**TO DO:**
Only the lines from the start of the data below through the line that contains "minimum width=5.17cm, minimum" are to be copied, exactly and without pictures.

==============================

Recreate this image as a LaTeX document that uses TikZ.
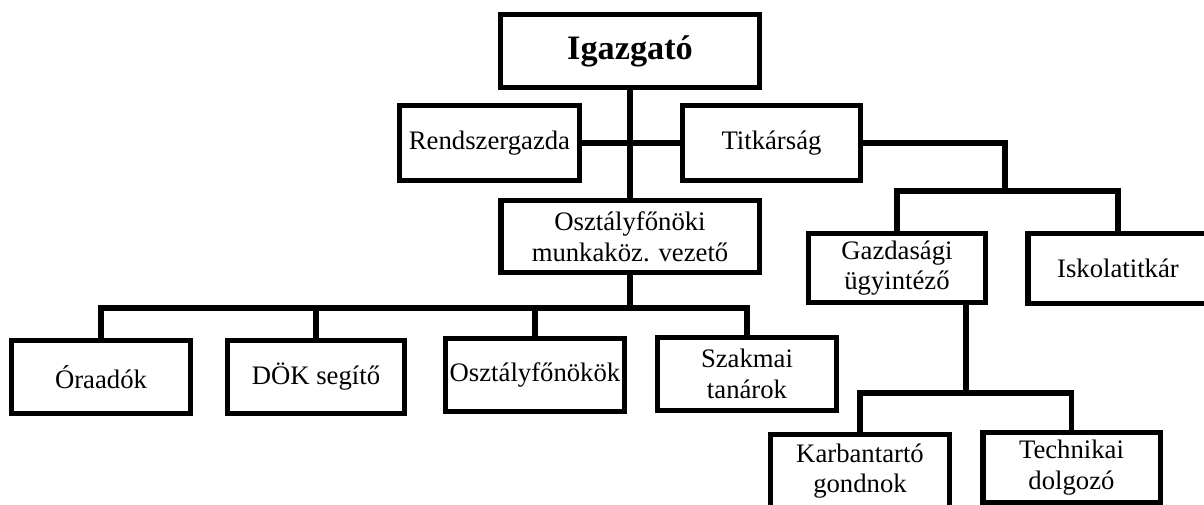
\documentclass[tikz,border=0pt]{standalone}
\usepackage{fontspec}
\setmainfont{Liberation Serif}
\begin{document}
\begin{tikzpicture}[x=0.02cm,y=-0.02cm,
    unitbox/.style={draw=black, line width=3.1pt, fill=white, align=center, inner sep=1pt,
      minimum width=3.57cm, minimum height=1.45cm},
    headbox/.style={unitbox, minimum width=5.19cm, font=\fontsize{19.5}{22}\selectfont\bfseries},
    link/.style={line width=3.1pt}]
  \tikzstyle{every node}=[font=\fontsize{15.2}{17.5}\selectfont]
  \useasboundingbox (0,0) rectangle (1204,504);
  \clip (0,0) rectangle (1204,504);

  % top
  \node[headbox] (igazgato) at (630,51) {Igazgató};
  \node[unitbox, minimum width=3.59cm, minimum height=1.49cm] (rendszer) at (489.5,143) {Rendszergazda};
  \node[unitbox, minimum width=3.55cm, minimum height=1.49cm] (titkarsag) at (771.5,143) {Titkárság};
  \node[unitbox, minimum width=5.17cm, minimum height=1.43cm] (osztfo) at (630,236.5) {Osztályfőnöki\\munkaköz. vezető};

  % right branch
  \node[unitbox, minimum width=3.53cm, minimum height=1.37cm] (gazd) at (897,268) {Gazdasági\\ügyintéző};
  \node[unitbox, minimum width=3.61cm, minimum height=1.39cm] (iskola) at (1118,268.5) {Iskolatitkár};
  \node[unitbox] (karban) at (860,471) {Karbantartó\\gondnok};
  \node[unitbox, minimum width=3.55cm, minimum height=1.41cm] (techn) at (1071.5,467.5) {Technikai\\dolgozó};

  % left branch
  \node[unitbox] (oraadok) at (101,377) {Óraadók};
  \node[unitbox, minimum width=3.53cm] (dok) at (316,377) {DÖK segítő};
  \node[unitbox] (osztfonokok) at (535,375) {Osztályfőnökök};
  \node[unitbox] (szakmai) at (747,374) {Szakmai\\tanárok};

  \coordinate (tbar) at (1005,191);
  \coordinate (obar) at (630,308);
  \coordinate (gbar) at (966,393);

  \draw[link] (igazgato) -- (osztfo);
  \draw[link] (rendszer) -- (titkarsag);
  \draw[link] (titkarsag.east) -| (tbar);
  \draw[link] (gazd.north) |- (tbar) -| (iskola.north);
  \draw[link] (osztfo) -- (obar);
  \draw[link] (oraadok.north) |- (obar) -| (szakmai.north);
  \draw[link] (dok.north) -- (dok.north |- obar);
  \draw[link] (osztfonokok.north) -- (osztfonokok.north |- obar);
  \draw[link] (gbar |- gazd.south) -- (gbar);
  \draw[link] (karban.north) |- (gbar) -| (techn.north);
\end{tikzpicture}
\end{document}
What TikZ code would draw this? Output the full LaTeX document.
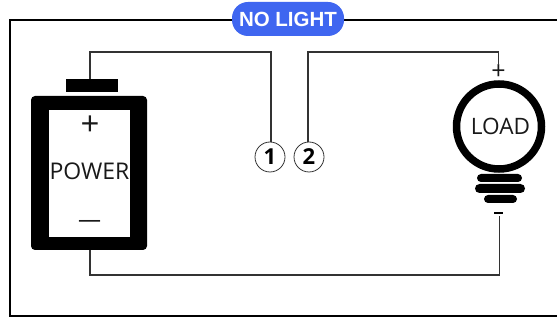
\documentclass[tikz,border=0pt]{standalone}
\usepackage{fontspec}
\setmainfont{Open Sans}
\newfontfamily\pillfont{Liberation Sans}
\definecolor{pillblue}{HTML}{3F66F0}
\definecolor{wiregray}{HTML}{333333}
\tikzset{
  wire/.style={draw=wiregray,line width=1.3pt},
  framepath/.style={draw=black,line width=2.2pt},
  solidbar/.style={fill=black,draw=none},
  numcircle/.style={circle,draw=wiregray,fill=white,line width=0.8pt,minimum size=30pt,inner sep=0pt,font=\bfseries\fontsize{22}{22}\selectfont},
  pill/.style={rounded corners=16pt,fill=pillblue,text=white,minimum width=112pt,minimum height=34pt,inner sep=0pt,font=\pillfont\bfseries\fontsize{20.5}{20.5}\selectfont},
  lab/.style={inner sep=0pt,text=black!90,font=\fontsize{23}{23}\selectfont}
}
\begin{document}
\begin{tikzpicture}[x=1pt,y=-1pt]
\useasboundingbox (0,0) rectangle (557,320);
\fill[white] (0,0) rectangle (557,320);
% frame
\coordinate (fa) at (557,20);
\coordinate (fb) at (10,20);
\coordinate (fc) at (10,316);
\coordinate (fd) at (557,316);
\draw[framepath] (fa) -- (fb) -- (fc) -- (fd);
\node[pill] (badge) at (288,19) {NO LIGHT};
% battery
\node[solidbar,minimum width=52pt,minimum height=13pt,inner sep=0pt] (cap) at (92,85.5) {};
\node[solidbar,rounded corners=4pt,minimum width=116pt,minimum height=154pt,inner sep=0pt] (batt) at (89,173) {};
\node[fill=white,draw=none,minimum width=81pt,minimum height=127pt,inner sep=0pt] (cell) at (89.5,173.5) {};
\node[lab,font=\fontsize{33}{33}\selectfont] (plus) at (90,125.5) {+};
\node[lab] (power) at (89.5,171.5) {POWER};
\node[lab] (minus) at (89.5,224) {—};
% bulb
\node[circle,draw=black,line width=7.5pt,minimum size=85pt,inner sep=0pt] (bulb) at (499,126.5) {};
\node[lab,font=\fontsize{22.6}{22.6}\selectfont] (load) at (500.5,126.5) {LOAD};
\node[solidbar,rounded corners=4pt,minimum width=45pt,minimum height=8pt,inner sep=0pt] (b1) at (499.5,178) {};
\node[solidbar,rounded corners=4.5pt,minimum width=50pt,minimum height=9pt,inner sep=0pt] (b2) at (500,188.5) {};
\node[solidbar,rounded corners=4pt,minimum width=33pt,minimum height=8pt,inner sep=0pt] (b3) at (500.5,199) {};
\node[lab,font=\fontsize{25}{25}\selectfont] (lplus) at (498.5,72.5) {+};
\node[solidbar,minimum width=9pt,minimum height=2.4pt,inner sep=0pt] (lminus) at (498.5,213) {};
% switch contacts
\node[numcircle] (n1) at (270,157) {1};
\node[numcircle] (n2) at (309,157) {2};
% wires
\draw[wire] (cap.north -| 90,0) |- (271,52) -- (n1.north -| 271,0);
\draw[wire] (n2.north -| 308,0) |- (498.5,52) -- (lplus.north -| 498.5,0);
\draw[wire] (batt.south -| 90,0) |- (499.5,275) -- (499.5,216);
\end{tikzpicture}
\end{document}
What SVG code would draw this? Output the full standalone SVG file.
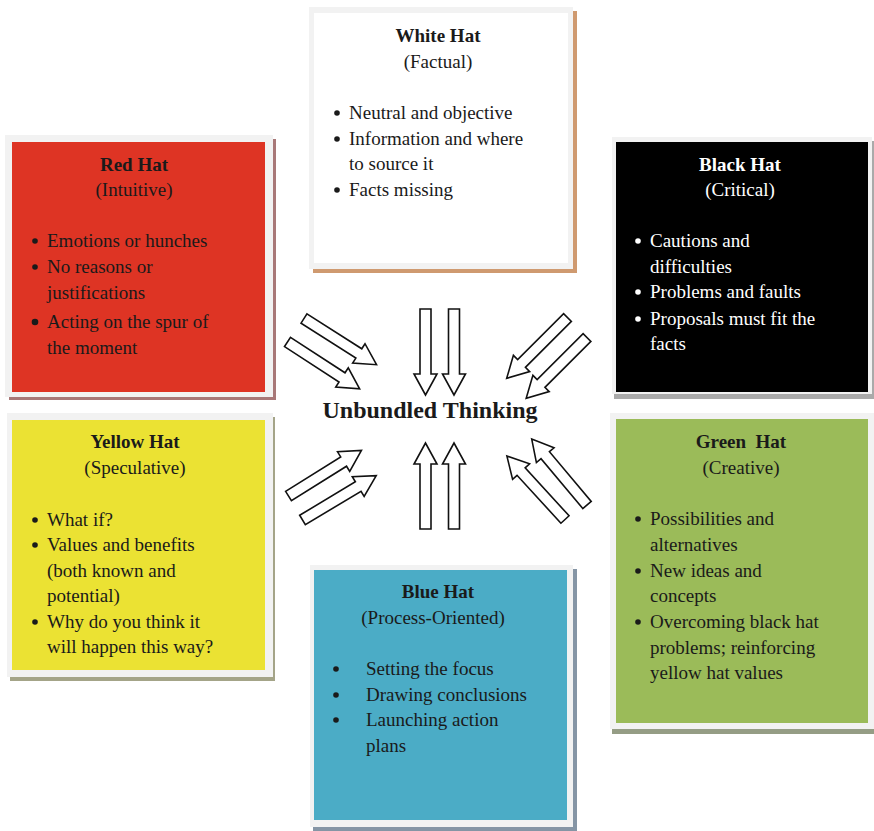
<svg xmlns="http://www.w3.org/2000/svg" xmlns:xlink="http://www.w3.org/1999/xlink" width="874" height="831" viewBox="0 0 874 831">
<style>
text{font-family:"Liberation Serif","Times New Roman",serif;font-size:19px;fill:#1a1a1a}
.t{font-weight:bold;text-anchor:middle}
.s{text-anchor:middle}
.w text,.w circle{fill:#ffffff}
.frame{fill:#f2f2f2}
circle{fill:#1a1a1a}
.arr{fill:#ffffff;stroke:#111;stroke-width:1.6;stroke-linejoin:miter}
.center{font-weight:bold;font-size:24px;text-anchor:middle}
</style>
<defs>
<path id="arr" d="M0,-5.5 L65,-5.5 L65,-11.5 L86,0 L65,11.5 L65,5.5 L0,5.5 Z"/>
</defs>
<rect width="874" height="831" fill="#ffffff"/>

<g id="white-hat">
<rect x="313" y="11" width="264" height="262" fill="#cf9a70"/>
<rect class="frame" x="309" y="7" width="264" height="262"/>
<rect x="314" y="13" width="254" height="250" fill="#ffffff"/>
<text class="t" x="438" y="42">White Hat</text>
<text class="s" x="438" y="68">(Factual)</text>
<circle cx="337" cy="113" r="2.8"/><text x="349" y="119">Neutral and objective</text>
<circle cx="337" cy="139" r="2.8"/><text x="349" y="145">Information and where</text>
<text x="349" y="170">to source it</text>
<circle cx="337" cy="190" r="2.8"/><text x="349" y="196">Facts missing</text>
</g>

<g id="red-hat">
<rect x="9" y="139" width="267" height="261" fill="#a87878"/>
<rect class="frame" x="5" y="135" width="268" height="262"/>
<rect x="12" y="142" width="253" height="250" fill="#de3424"/>
<text class="t" x="134" y="171">Red Hat</text>
<text class="s" x="134" y="196">(Intuitive)</text>
<circle cx="35" cy="241" r="2.8"/><text x="47" y="247">Emotions or hunches</text>
<circle cx="35" cy="267" r="2.8"/><text x="47" y="273">No reasons or</text>
<text x="47" y="299">justifications</text>
<circle cx="35" cy="322" r="3.3"/><text x="47" y="328">Acting on the spur of</text>
<text x="47" y="354">the moment</text>
</g>

<g id="black-hat" class="w">
<rect x="614" y="141" width="260" height="258" fill="#aaaaaa"/>
<rect class="frame" x="612" y="137" width="260" height="257" style="fill:#f2f2f2"/>
<rect x="616" y="142" width="252" height="250" style="fill:#000000"/>
<text class="t" x="740" y="171">Black Hat</text>
<text class="s" x="740" y="196">(Critical)</text>
<circle cx="638" cy="241" r="2.8"/><text x="650" y="247">Cautions and</text>
<text x="650" y="273">difficulties</text>
<circle cx="638" cy="292" r="2.8"/><text x="650" y="298">Problems and faults</text>
<circle cx="638" cy="319" r="2.8"/><text x="650" y="325">Proposals must fit the</text>
<text x="650" y="350">facts</text>
</g>

<g id="yellow-hat">
<rect x="10" y="417" width="265" height="264" fill="#a4a488"/>
<rect class="frame" x="7" y="413" width="266" height="264"/>
<rect x="12" y="420" width="253" height="250" fill="#ebe233"/>
<text class="t" x="135" y="448">Yellow Hat</text>
<text class="s" x="135" y="474">(Speculative)</text>
<circle cx="35" cy="520" r="2.8"/><text x="47" y="526">What if?</text>
<circle cx="35" cy="545" r="2.8"/><text x="47" y="551">Values and benefits</text>
<text x="47" y="577">(both known and</text>
<text x="47" y="602">potential)</text>
<circle cx="35" cy="622" r="2.8"/><text x="47" y="628">Why do you think it</text>
<text x="47" y="653">will happen this way?</text>
</g>

<g id="green-hat">
<rect x="612" y="417" width="262" height="317" fill="#959d85"/>
<rect class="frame" x="610" y="413" width="264" height="316"/>
<rect x="616" y="419" width="252" height="304" fill="#9bbb59"/>
<text class="t" x="741" y="448" xml:space="preserve">Green  Hat</text>
<text class="s" x="741" y="474">(Creative)</text>
<circle cx="638" cy="519" r="2.8"/><text x="650" y="525">Possibilities and</text>
<text x="650" y="551">alternatives</text>
<circle cx="638" cy="571" r="2.8"/><text x="650" y="577">New ideas and</text>
<text x="650" y="602">concepts</text>
<circle cx="638" cy="622" r="2.8"/><text x="650" y="628">Overcoming black hat</text>
<text x="650" y="654">problems; reinforcing</text>
<text x="650" y="679">yellow hat values</text>
</g>

<g id="blue-hat">
<rect x="313" y="569" width="264" height="262" fill="#8595a5"/>
<rect class="frame" x="310" y="565" width="263" height="262"/>
<rect x="314" y="570" width="253" height="250" fill="#4bacc6"/>
<text class="t" x="438" y="598">Blue Hat</text>
<text class="s" x="433" y="624">(Process-Oriented)</text>
<circle cx="336" cy="669" r="2.8"/><text x="366" y="675">Setting the focus</text>
<circle cx="336" cy="695" r="2.8"/><text x="366" y="701">Drawing conclusions</text>
<circle cx="336" cy="720" r="2.8"/><text x="366" y="726">Launching action</text>
<text x="366" y="752">plans</text>
</g>

<g id="center">
<text class="center" x="430" y="418">Unbundled Thinking</text>
</g>

<g id="connectors">
<use xlink:href="#arr" class="arr" transform="translate(425.5,309) rotate(90)"/>
<use xlink:href="#arr" class="arr" transform="translate(454,309) rotate(90)"/>
<use xlink:href="#arr" class="arr" transform="translate(425.5,529) rotate(-90)"/>
<use xlink:href="#arr" class="arr" transform="translate(454,529) rotate(-90)"/>
<use xlink:href="#arr" class="arr" transform="translate(304,318.5) rotate(32.5)"/>
<use xlink:href="#arr" class="arr" transform="translate(287.5,342) rotate(33)"/>
<use xlink:href="#arr" class="arr" transform="translate(567.5,317.5) rotate(135)"/>
<use xlink:href="#arr" class="arr" transform="translate(587,337.5) rotate(135)"/>
<use xlink:href="#arr" class="arr" transform="translate(288.5,496) rotate(-32)"/>
<use xlink:href="#arr" class="arr" transform="translate(302.5,520) rotate(-31)"/>
<use xlink:href="#arr" class="arr" transform="translate(565,519.5) rotate(-132.5)"/>
<use xlink:href="#arr" class="arr" transform="translate(587,505) rotate(-130)"/>
</g>
</svg>
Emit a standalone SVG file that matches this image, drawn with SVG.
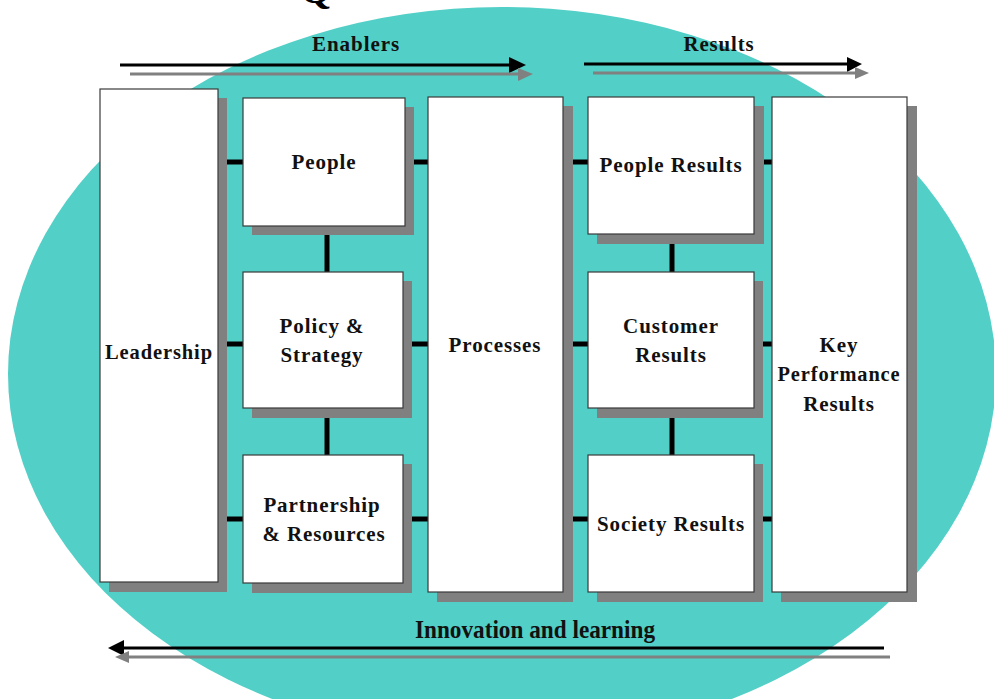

==============================

**TASK RESPONSE:**
Recreate this image as a LaTeX document that uses TikZ.
\documentclass[tikz,border=0pt]{standalone}
\usepackage{fontspec}
\setmainfont{Liberation Serif}
\begin{document}
\begin{tikzpicture}[x=0.02cm,y=-0.02cm,
    unitbox/.style={draw=black, line width=3.1pt, fill=white, align=center, inner sep=1pt,
      minimum width=3.57cm, minimum height=1.45cm},
    headbox/.style={unitbox, minimum width=5.19cm, font=\fontsize{19.5}{22}\selectfont\bfseries},
    link/.style={line width=3.1pt}]
  \tikzstyle{every node}=[font=\fontsize{15.2}{17.5}\selectfont]
  \useasboundingbox (0,0) rectangle (1204,504);
  \clip (0,0) rectangle (1204,504);

  % top
  \node[headbox] (igazgato) at (630,51) {Igazgató};
  \node[unitbox, minimum width=3.59cm, minimum height=1.49cm] (rendszer) at (489.5,143) {Rendszergazda};
  \node[unitbox, minimum width=3.55cm, minimum height=1.49cm] (titkarsag) at (771.5,143) {Titkárság};
  \node[unitbox, minimum width=5.17cm, minimum height=1.43cm] (osztfo) at (630,236.5) {Osztályfőnöki\\munkaköz. vezető};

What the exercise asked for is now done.